Editor: Can you tell me a bit more about the fabrics Italians use in their suits?
MM: We get our fabrics from Biella, which is this little city in Piemonte famous for its wool. They’ve been trying to copy their wool everywhere, especially in China. But they haven’t been able to even come close to it for one main reason: the water. The water they use to wash the wool before they put them in the mills and start to weave them – the water is unique there. So they haven’t been able to—the outcome of the fabrics from elsewhere has never even been able to come close to what they’ve done there. That’s why even in China, where they do mass production, they go and buy the fabrics from Biella. In Italy they are very much aware of what kind of fabric goes into this season.
Editor: What fabrics, other than wool, are used in Italian men’s fashion?
MM: They use linen a lot. And silk renders the fabric much more luscious and it gives a little sheen and that high end touch.
Editor: But isn’t silk very delicate?
MM: Yes, but in menswear it’s always mixed with something like linen or wool. There’s also certain wool, like Merino wool, that has that little sheen. We have a few suits that are made with that mix of virgin wool and silk and they’re really beautiful, both to look at and to touch. One of our disadvantages is the fact that people can’t touch or try the suit until they receive it.
If we had a store we’d be able to double our prices because of the way they look, because of the quality, because of the way they feel. And especially with suits, the way they drape on you depends on how they’re constructed and the fabrics.
Editor: So maybe there will be a Moda In Style retail store in the future?
MM: Well, if we had that ability to put a suit on every potential client—but opening a store is risky. I’ve had a few local clients and they always go home super happy and they can’t believe what a great deal they’ve got. But because of the internet you can reach out to customers all over the world.
Editor: Where are most of your customers?
MM: We used to have 70-75% in the U.S., but that has shifted dramatically with the economy and the currency exchange isn’t helping. Right now we have about half from the U.S. and we have many Australians and a growing number of Russians, and the U.K. and Canada.
Editor: And you mentioned that your design and manufacturing is done in Florence, correct?
MM: Yes, right. But our operations are in Bologna. When the suits are made they are moved to Bologna and that’s where we have a warehouse and where we ship everything from.
Editor: Those are two very expensive cities in Italy, perhaps the most expensive cities?
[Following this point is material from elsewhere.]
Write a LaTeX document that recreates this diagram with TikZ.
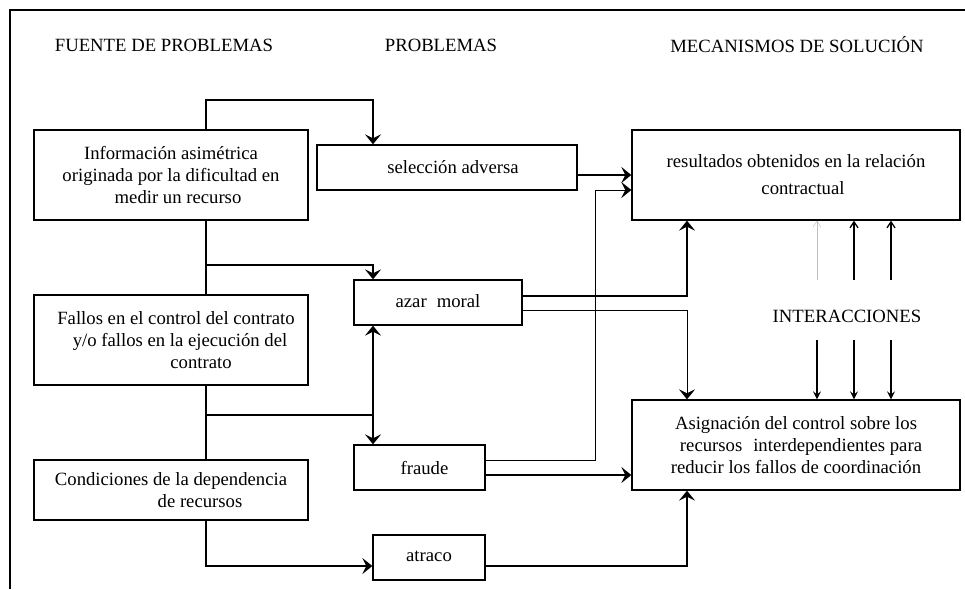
\documentclass[tikz,border=0pt]{standalone}
\usepackage{fontspec}
\setmainfont{Liberation Serif}
\usetikzlibrary{arrows.meta}
\begin{document}
\begin{tikzpicture}[x=1pt,y=-1pt,
  every node/.style={font=\fontsize{18.7}{22}\selectfont},
  box/.style={draw,line width=1.3pt,rectangle,inner sep=0pt,align=center},
  head/.style={inner sep=0pt},
  conn/.style={line width=1.3pt},
  thinconn/.style={line width=0.7pt},
  arr/.style={-{Stealth[length=10pt,width=16pt,inset=4pt]}},
  downarr/.style={line width=1.3pt,-{Stealth[length=8pt,width=8pt,inset=3pt]}},
  uparr/.style={line width=1.3pt,-{Straight Barb[length=6pt,width=8pt]}}]
\useasboundingbox (0,0) rectangle (965,589);

% outer frame (top and left edges)
\draw[line width=1.3pt] (10,589) -- (10,10) -- (965,10);

% column headings
\node[head] (h1) at (164,45) {FUENTE DE PROBLEMAS};
\node[head] (h2) at (441,45) {PROBLEMAS};
\node[head] (h3) at (797,45) {MECANISMOS DE SOLUCIÓN};

% sources of problems
\node[box,minimum width=274pt,minimum height=90pt] (info) at (171,175)
  {Información asimétrica\\originada por la dificultad en\\\hspace*{14pt}medir un recurso};
\node[box,minimum width=274pt,minimum height=90pt] (fallos) at (171,340)
  {\hspace*{10pt}Fallos en el control del contrato\\\hspace*{18pt}y/o fallos en la ejecución del\\\hspace*{60pt}contrato};
\node[box,minimum width=274pt,minimum height=60pt] (cond) at (171,490)
  {Condiciones de la dependencia\\\hspace*{58pt}de recursos};

% problems
\node[box,minimum width=260pt,minimum height=45pt] (sel) at (447,167.5) {\hspace*{12pt}selección adversa};
\node[box,minimum width=168pt,minimum height=45pt] (azar) at (438,302.5) {\raisebox{2pt}{azar\hspace{10pt}moral}};
\node[box,minimum width=131pt,minimum height=45pt] (fraude) at (419.5,467.5) {\hspace*{10pt}fraude};
\node[box,minimum width=112pt,minimum height=45pt] (atraco) at (429,557.5) {\raisebox{2pt}{atraco}};

% solution mechanisms
\node[box,minimum width=328pt,minimum height=90pt] (result) at (796,175)
  {resultados obtenidos en la relación\\[5pt]\hspace*{14pt}contractual};
\node[box,minimum width=328pt,minimum height=90pt] (asign) at (796,445)
  {Asignación del control sobre los\\\hspace*{10pt}recursos\hspace{11pt}interdependientes para\\reducir los fallos de coordinación};

\node[head] (inter) at (847,316) {INTERACCIONES};

% routing points
\coordinate (trunk) at (206,100);
\coordinate (colA) at (373,100);
\coordinate (b1) at (206,265);
\coordinate (b2) at (206,415);
\coordinate (hub) at (373,415);
\coordinate (rowC) at (0,566);
\coordinate (rowS) at (0,175);
\coordinate (rowF) at (595,460);
\coordinate (kneeF) at (595,190);
\coordinate (rowAz) at (0,296);
\coordinate (rowAz2) at (0,310);
\coordinate (rowFr) at (0,475);
\coordinate (colR) at (687,0);

% trunk of the source column
\draw[conn,arr] (info.north -| trunk) -- (trunk) -- (colA) -- (sel.north -| colA);
\draw[conn] (info.south -| trunk) -- (fallos.north -| trunk);
\draw[conn] (fallos.south -| trunk) -- (cond.north -| trunk);
\draw[conn,arr] (b1) -| (azar.north -| colA);
\draw[conn] (b2) -- (hub);
\draw[conn,arr] (hub) -- (azar.south -| hub);
\draw[conn,arr] (hub) -- (fraude.north -| hub);
\draw[conn,arr] (cond.south -| trunk) |- (atraco.west |- rowC);

% problems towards mechanisms
\draw[conn,arr] (sel.east |- rowS) -- (result.west |- rowS);
\draw[thinconn,arr] (fraude.east |- rowF) -- (rowF) -- (kneeF) -- (result.west |- kneeF);
\draw[conn,arr] (azar.east |- rowAz) -| (result.south -| colR);
\draw[thinconn,arr] (azar.east |- rowAz2) -| (asign.north -| colR);
\draw[conn,arr] (fraude.east |- rowFr) -- (asign.west |- rowFr);
\draw[conn,arr] (atraco.east |- rowC) -| (asign.south -| colR);

% interactions
\coordinate (i1) at (817,340);
\coordinate (i2) at (854,340);
\coordinate (i3) at (891,340);
\coordinate (u1) at (817,280);
\coordinate (u2) at (854,280);
\coordinate (u3) at (891,280);
\draw[downarr] (i1) -- (asign.north -| i1);
\draw[downarr] (i2) -- (asign.north -| i2);
\draw[downarr] (i3) -- (asign.north -| i3);
\draw[uparr,line width=0.5pt,draw=black!25] (u1) -- (result.south -| u1);
\draw[uparr] (u2) -- (result.south -| u2);
\draw[uparr] (u3) -- (result.south -| u3);
\end{tikzpicture}
\end{document}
MM: Yes, but we have the luck of having partners that come from there. We have the two partners in Florence and then the other partner is in Bologna. It’s where he is from. The idea to market everything from here was to give people the reassurance that there is an American company behind it. We’re incorporated here in the U.S. and we have offices in Boca Raton. The website is also registered in the U.S.
Editor: How many suits are there on your website?
MM: Right now we have about 300 suits. Plus we have another hundred in production, as well as 100 sports coats in production. We also have a stock of Pal Zileri ties, but in the future we’ll add something of our own as well.
Editor: What about the latest trends in men’s fashion? Do you follow the trends?
MM: Our styles are classics. We try not to go into the trends too much. The trends come and go, but the classics will remain in a man’s wardrobe for a lifetime.